>> start Records supplied
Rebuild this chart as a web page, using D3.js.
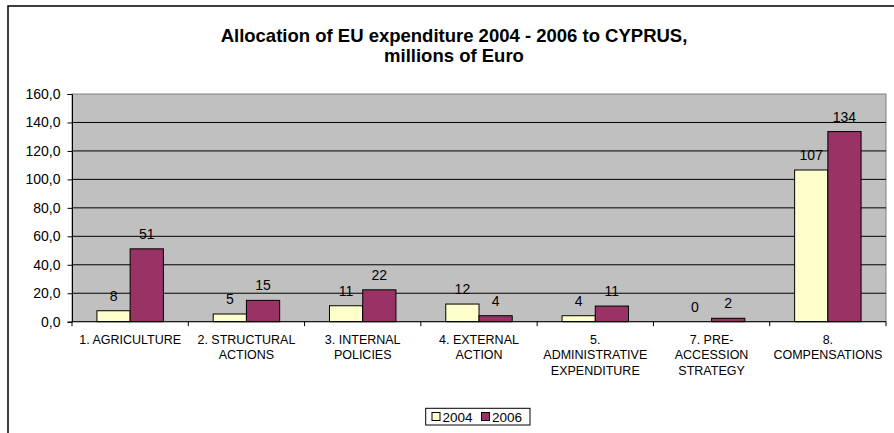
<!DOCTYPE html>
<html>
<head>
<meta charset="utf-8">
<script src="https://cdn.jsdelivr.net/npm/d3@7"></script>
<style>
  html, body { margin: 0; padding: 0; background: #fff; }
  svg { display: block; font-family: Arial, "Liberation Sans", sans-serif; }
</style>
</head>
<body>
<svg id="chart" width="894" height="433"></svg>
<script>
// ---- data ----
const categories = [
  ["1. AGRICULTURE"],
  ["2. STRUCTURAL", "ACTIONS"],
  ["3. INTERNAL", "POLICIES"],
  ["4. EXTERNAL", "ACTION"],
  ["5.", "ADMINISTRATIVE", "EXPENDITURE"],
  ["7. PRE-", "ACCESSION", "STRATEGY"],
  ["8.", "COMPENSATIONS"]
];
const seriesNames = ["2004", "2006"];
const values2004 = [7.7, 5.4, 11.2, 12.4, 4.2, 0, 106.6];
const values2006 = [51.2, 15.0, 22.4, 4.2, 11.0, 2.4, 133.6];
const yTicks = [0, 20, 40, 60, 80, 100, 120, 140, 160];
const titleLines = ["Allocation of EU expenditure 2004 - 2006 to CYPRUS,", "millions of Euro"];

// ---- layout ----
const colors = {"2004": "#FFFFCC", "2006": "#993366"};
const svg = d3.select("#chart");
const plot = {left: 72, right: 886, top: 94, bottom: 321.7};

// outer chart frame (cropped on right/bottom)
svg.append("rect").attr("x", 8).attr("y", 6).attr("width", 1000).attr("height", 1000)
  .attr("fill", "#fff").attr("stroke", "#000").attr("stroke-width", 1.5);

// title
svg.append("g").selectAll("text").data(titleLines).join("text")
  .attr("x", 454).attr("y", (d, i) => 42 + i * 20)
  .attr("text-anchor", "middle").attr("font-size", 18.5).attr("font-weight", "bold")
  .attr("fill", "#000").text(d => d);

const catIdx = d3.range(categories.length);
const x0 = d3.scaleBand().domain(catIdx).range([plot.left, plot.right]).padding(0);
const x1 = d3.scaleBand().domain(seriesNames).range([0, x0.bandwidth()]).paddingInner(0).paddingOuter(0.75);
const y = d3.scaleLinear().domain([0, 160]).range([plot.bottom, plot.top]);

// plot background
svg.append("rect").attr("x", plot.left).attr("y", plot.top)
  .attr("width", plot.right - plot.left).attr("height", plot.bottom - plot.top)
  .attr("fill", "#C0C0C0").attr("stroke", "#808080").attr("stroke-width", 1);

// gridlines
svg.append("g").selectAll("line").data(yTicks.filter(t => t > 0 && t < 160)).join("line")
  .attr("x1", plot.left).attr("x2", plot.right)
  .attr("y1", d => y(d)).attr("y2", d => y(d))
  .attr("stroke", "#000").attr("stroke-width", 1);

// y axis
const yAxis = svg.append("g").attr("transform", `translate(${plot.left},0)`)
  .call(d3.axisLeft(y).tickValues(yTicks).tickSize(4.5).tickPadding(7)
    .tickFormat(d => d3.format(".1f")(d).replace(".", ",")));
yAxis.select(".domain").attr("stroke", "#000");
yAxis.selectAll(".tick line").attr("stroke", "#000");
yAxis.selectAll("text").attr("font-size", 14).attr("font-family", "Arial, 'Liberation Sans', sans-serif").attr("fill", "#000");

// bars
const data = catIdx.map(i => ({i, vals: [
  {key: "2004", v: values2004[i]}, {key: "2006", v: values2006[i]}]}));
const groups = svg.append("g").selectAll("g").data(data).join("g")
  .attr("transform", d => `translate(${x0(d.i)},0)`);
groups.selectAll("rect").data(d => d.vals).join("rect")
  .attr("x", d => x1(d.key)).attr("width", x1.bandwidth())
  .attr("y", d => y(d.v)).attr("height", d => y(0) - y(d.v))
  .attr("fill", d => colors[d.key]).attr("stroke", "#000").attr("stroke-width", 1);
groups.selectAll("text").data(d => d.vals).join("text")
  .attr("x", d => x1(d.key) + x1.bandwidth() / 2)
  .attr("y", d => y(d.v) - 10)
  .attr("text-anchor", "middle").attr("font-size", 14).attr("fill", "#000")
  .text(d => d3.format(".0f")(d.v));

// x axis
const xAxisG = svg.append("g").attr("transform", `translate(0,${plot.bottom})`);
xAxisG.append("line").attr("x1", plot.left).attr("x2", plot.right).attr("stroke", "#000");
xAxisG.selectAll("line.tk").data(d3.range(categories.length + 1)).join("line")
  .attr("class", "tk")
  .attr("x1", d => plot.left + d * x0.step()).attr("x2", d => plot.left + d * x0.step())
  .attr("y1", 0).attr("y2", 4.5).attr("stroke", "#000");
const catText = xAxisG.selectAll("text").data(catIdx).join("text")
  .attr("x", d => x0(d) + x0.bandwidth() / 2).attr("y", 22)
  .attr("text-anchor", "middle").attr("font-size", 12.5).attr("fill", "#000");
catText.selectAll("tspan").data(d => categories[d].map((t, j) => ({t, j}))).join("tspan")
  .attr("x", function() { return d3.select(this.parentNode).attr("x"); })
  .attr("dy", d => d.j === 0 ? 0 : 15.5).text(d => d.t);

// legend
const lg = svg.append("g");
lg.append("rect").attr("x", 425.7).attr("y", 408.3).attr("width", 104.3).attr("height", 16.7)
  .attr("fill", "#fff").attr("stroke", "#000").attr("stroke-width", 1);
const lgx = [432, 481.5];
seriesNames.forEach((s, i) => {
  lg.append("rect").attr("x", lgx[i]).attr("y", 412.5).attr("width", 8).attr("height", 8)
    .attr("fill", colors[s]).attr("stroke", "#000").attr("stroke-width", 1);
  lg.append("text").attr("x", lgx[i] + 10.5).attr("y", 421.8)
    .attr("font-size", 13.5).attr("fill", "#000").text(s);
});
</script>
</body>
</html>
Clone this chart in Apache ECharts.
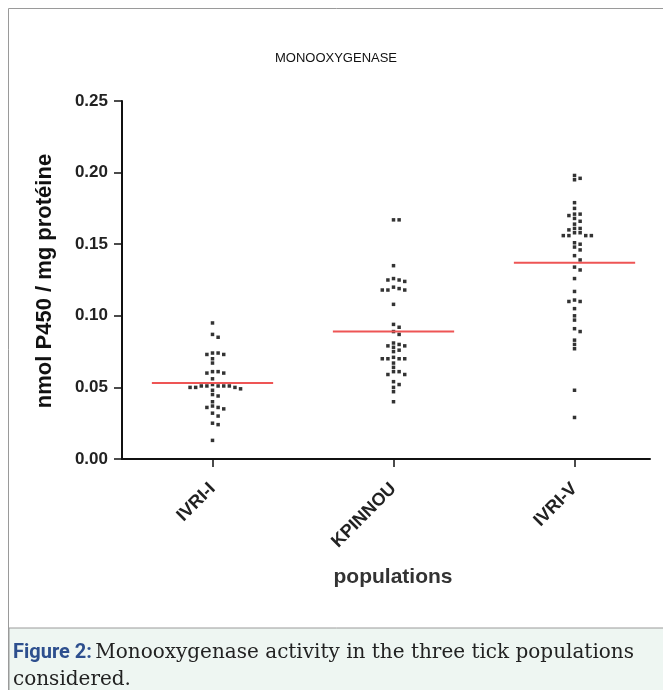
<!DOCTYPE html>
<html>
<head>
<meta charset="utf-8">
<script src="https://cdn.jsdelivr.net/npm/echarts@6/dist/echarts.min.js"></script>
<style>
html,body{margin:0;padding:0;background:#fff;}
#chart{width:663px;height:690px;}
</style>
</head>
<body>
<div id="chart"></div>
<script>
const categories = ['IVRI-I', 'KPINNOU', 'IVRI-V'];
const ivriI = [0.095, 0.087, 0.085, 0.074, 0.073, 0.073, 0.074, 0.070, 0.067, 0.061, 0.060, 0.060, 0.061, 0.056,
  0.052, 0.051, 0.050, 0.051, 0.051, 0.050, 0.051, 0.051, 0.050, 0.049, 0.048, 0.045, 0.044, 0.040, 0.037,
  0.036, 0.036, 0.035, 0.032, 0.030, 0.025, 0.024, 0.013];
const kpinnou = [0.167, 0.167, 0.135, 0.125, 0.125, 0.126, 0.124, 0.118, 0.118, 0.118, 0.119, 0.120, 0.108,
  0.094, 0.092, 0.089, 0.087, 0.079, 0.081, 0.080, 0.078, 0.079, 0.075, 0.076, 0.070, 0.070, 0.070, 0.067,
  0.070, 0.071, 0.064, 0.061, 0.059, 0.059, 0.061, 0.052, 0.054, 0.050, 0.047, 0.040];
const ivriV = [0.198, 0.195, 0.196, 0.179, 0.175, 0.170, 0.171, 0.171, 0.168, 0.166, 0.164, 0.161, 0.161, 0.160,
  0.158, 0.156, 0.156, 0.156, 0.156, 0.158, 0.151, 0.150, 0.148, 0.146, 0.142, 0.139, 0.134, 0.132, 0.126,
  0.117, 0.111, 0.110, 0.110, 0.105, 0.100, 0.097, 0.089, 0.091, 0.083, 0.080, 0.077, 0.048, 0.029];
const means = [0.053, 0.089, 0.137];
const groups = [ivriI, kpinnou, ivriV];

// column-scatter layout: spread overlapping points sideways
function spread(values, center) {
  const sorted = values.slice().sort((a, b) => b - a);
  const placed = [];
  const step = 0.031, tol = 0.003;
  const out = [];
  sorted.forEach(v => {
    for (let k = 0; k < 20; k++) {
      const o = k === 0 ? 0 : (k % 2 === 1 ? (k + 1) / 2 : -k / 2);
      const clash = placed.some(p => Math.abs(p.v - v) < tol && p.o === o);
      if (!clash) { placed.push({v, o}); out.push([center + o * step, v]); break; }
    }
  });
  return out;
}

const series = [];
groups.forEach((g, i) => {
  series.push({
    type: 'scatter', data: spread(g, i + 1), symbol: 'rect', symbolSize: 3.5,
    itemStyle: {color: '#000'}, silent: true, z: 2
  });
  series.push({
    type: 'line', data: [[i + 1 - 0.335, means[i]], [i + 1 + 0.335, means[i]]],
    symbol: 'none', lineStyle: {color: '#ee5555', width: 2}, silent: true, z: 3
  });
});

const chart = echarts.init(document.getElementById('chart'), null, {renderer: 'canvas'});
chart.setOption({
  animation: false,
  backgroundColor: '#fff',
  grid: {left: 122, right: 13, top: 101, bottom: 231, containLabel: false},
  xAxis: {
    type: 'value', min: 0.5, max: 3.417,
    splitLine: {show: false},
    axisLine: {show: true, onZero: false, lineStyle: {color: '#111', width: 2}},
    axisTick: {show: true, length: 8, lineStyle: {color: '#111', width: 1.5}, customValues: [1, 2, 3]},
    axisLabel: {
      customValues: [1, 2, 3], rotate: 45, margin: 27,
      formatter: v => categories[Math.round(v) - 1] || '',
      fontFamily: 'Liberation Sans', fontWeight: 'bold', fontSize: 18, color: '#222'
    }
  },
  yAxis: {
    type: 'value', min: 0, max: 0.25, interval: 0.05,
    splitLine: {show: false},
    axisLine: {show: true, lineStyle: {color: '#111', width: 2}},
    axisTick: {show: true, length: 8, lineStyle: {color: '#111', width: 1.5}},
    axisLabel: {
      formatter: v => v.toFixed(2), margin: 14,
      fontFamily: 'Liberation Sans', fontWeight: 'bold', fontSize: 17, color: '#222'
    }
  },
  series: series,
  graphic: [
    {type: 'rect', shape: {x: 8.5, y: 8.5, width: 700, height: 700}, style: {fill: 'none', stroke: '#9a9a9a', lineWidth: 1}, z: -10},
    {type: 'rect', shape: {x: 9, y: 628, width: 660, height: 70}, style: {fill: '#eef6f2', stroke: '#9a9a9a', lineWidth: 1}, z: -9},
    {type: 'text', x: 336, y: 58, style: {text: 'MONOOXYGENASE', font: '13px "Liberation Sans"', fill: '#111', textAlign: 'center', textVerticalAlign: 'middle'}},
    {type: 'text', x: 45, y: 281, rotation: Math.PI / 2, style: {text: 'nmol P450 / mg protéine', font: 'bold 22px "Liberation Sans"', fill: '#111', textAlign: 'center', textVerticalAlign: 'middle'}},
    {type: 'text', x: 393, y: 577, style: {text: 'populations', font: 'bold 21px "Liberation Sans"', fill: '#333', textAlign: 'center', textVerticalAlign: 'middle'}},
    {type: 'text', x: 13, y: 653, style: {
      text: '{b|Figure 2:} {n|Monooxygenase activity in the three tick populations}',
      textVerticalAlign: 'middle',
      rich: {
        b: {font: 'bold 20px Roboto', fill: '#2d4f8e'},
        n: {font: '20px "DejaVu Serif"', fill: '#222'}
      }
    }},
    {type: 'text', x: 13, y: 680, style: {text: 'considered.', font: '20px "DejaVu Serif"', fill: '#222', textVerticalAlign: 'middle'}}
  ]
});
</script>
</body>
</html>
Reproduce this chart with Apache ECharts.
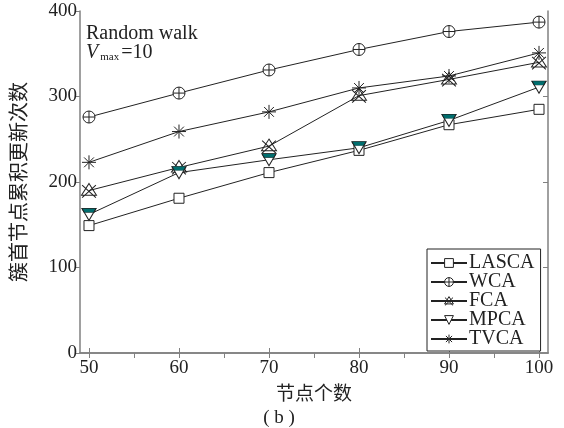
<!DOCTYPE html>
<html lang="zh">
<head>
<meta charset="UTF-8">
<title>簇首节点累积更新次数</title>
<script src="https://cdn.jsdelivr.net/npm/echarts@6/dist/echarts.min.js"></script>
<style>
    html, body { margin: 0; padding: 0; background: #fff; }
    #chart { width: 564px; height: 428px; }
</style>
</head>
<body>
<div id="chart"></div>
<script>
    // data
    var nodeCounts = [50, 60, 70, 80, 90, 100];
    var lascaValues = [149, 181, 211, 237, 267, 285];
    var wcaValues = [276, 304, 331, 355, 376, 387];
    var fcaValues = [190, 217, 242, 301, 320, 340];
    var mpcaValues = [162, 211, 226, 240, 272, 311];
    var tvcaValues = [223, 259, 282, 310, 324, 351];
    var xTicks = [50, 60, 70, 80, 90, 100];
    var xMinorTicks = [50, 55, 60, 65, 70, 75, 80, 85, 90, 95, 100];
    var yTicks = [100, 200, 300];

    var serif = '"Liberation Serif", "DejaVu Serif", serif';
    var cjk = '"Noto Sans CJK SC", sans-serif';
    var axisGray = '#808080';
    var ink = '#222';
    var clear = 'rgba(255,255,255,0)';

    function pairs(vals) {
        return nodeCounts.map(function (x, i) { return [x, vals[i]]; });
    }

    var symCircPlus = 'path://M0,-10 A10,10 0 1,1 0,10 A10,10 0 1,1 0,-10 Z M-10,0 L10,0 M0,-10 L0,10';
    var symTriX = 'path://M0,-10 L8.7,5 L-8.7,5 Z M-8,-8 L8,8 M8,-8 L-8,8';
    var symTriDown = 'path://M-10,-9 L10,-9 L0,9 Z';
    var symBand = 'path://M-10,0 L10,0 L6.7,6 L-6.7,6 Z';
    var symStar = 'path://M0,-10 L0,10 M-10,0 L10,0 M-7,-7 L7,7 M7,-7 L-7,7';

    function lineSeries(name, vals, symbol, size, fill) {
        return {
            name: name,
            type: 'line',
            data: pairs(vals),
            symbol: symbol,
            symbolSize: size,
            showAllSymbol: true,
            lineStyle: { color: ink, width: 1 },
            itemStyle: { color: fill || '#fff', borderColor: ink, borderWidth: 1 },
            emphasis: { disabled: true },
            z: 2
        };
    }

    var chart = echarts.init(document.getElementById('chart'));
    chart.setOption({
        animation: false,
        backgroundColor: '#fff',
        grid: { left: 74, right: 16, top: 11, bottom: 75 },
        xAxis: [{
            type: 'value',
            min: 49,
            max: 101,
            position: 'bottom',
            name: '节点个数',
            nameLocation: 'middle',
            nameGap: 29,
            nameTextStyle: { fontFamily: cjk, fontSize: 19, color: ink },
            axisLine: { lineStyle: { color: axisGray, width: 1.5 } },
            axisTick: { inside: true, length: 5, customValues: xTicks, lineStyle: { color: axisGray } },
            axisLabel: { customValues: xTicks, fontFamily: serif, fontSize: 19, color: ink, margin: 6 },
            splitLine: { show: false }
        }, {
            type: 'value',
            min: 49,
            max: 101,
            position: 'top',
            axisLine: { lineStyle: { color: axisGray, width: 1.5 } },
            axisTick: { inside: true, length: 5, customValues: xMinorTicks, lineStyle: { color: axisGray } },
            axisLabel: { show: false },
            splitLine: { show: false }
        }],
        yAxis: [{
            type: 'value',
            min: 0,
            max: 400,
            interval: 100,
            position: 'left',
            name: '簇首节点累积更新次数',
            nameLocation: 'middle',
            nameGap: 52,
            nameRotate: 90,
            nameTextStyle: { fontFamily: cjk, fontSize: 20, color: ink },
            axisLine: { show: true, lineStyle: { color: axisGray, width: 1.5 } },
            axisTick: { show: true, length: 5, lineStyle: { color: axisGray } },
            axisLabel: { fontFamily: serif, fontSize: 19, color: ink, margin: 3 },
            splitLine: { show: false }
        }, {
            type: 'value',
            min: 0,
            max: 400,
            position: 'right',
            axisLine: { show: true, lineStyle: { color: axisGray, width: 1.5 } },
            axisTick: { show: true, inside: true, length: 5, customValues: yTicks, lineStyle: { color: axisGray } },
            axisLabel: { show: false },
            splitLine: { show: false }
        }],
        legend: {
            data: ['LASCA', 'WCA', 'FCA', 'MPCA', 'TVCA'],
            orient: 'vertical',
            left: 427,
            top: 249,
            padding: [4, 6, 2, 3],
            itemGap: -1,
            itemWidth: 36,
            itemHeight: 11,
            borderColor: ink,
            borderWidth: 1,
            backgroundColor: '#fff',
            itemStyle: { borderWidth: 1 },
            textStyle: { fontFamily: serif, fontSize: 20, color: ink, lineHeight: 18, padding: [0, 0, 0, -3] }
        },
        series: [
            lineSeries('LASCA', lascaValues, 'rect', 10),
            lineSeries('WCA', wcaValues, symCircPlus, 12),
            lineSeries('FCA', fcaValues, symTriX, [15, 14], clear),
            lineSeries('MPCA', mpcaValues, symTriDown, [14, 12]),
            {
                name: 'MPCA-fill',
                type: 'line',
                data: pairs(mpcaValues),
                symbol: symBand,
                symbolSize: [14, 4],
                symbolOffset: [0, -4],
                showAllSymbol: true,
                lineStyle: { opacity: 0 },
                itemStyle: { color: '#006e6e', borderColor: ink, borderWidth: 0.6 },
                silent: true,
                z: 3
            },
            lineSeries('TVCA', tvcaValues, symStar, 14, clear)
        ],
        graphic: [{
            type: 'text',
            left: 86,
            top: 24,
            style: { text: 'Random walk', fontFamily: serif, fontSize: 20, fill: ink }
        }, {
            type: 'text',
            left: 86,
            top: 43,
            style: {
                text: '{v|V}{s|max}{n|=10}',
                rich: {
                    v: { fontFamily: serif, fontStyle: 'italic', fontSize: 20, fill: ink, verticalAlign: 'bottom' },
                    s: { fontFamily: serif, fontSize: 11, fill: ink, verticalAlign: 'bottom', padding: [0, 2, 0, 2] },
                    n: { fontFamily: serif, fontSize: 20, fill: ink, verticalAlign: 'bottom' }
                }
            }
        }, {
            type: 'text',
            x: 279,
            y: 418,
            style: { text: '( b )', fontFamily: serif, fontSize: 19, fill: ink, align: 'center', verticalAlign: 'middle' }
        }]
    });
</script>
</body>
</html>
>> end Records supplied
Task instructions: What is the number of lines that hold the string "this"? Give it alone.

Correct result: 4